The third nearest neighbour distance between adsorbates is given by the long diagonal of the regular hexagon in Figure 3 the length of which can be calculated using Pythagoras theorem. So the distance between the point charges of third nearest neighbour adsorbates is given by,

$$\phi =2\left({\displaystyle \frac{{2r}_M}{\sqrt{3}}}-r_A\right)$$

(9)

This means that the relative pairwise repulsive interaction energy between adsorbates given from Eqns. 4, 5, 8 and 9 is,

$$U_{net}=\sum k{\displaystyle \frac{q_1{q}_2}{2\left(\frac{r_M}{\sqrt{3}}-r_A\right)}}+\sum k{\displaystyle \frac{q_1{q}_2}{{2(r}_M-r_A)}}+\sum k{\displaystyle \frac{q_1{q}_2}{2\left(\frac{{2r}_M}{\sqrt{3}}-r_A\right)}}$$

(10)

In Table 1 we evaluate the repulsive interaction energy of the various sphere-in-contact models shown in Figure 1 using Eqn. 10. In the sphere-in-contact models of Figure 1 the adsorbates have a radius $r_A>{\displaystyle \frac{x}{2}}$ and therefore nearest neighbour adsorption is not observed in any of the models. However, second nearest neighbour and third nearest neighbour absorption is observed. The number of pairwise interactions for second (v₂) and third (v₃) nearest neighbour interactions is given in Table 1 along with the repulsive interaction energy (U_net) per 1 mol of adsorbates for adsorbates having partial charges of ±0.1 e and ±0.2 e.

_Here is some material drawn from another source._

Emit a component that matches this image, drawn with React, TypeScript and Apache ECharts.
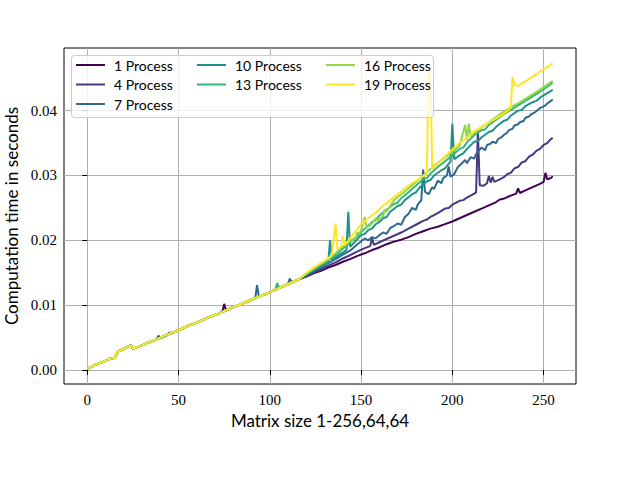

As the coverage used in our sphere-in-contact models was θ = 0.39 ΜL therefore we only consider adsorption in the three-fold hollow sites as this is considered a surface coverage that precedes the adsorption of bridge and atop adsorption configurations usually.

Then by using a radius of the metal atom of $r_M$ = 1.5 Å, the adsorbate $r_A$ = 1.3 Å and a partial negative charge of ±0.1 e and ±0.2 e for $q_1$ and $q_2$ we can calculate using Eqn. 10 the repulsive interaction energy of different surface configurations of adsorbates in the 12 sphere-in-contact models in Figure 1. The partial charge (δ) of each adsorbate can be positive or negative due to charge transfer to the metal but eitherwise it will result in a repulsive interaction energy between adsorbates. These analytical calculations reveal that surface 9 has the lowest energy configuration for monoatomic adsorbates at a θ of 0.39 ML. This is a surface configuration of the adsorbates with hexagonal symmetry in which all adsorbates are arranged at the third nearest neighbour adsorption sites. We suggest that this adsorption configuration should be sought for in surface imaging techniques (e.g. STM, AFM, LEED) in order to proof that long range ordering of monoatomic adsorbates on HCP and FCC metal surfaces is dictated by repulsive surface interactions between adsorbate atoms, which are minimised at the third nearest neighbour 3-fold hollow sites at coverages of 0.39 ML.

4. Conclusions

We have used the sphere-in-contact model to study the structure of monoatomic adsorbates on hexagonal close-packed surfaces of HCP and FCC metals. This model contains atoms of different radius and colour to represent the atoms of the metal surface and the adsorbate atoms. The study reveals that using this approach we can get the arrangement of the adsorbates on metal surfaces at various coverages and compare structures of different surface adsorbate configurations that were obtain for the same surface coverage. This has useful applications in an educational context but could also be used as a research tool. Using this approach we find that at a surface adsorbate coverage of θ = 0.39 ML monoatomic adsorbates will form a hexagonal surface adlayer in which the adsorbates are at the 3rd nearest neighbour 3-fold hollow sites. This can have useful implications in the use of such adlayers in technological applications such as coatings and arrays of magnetic atoms on surfaces. Furthermore, we anticipate that this approach will help teachers, researchers and students to visualize the structure of adsorbates on metal nanoparticles and surfaces in an experiential and practical way that allows real time manipulation and visualization of repulsive adsorbate-adsorbate interactions. The sphere-in-contact model allows the formation of adsorbate adlayers of different adsorption configurations in an interactive way exploring many possible surface configurations and evaluating which has the lowest energy by the use of analytical trigonometric equations and well established equations in physics.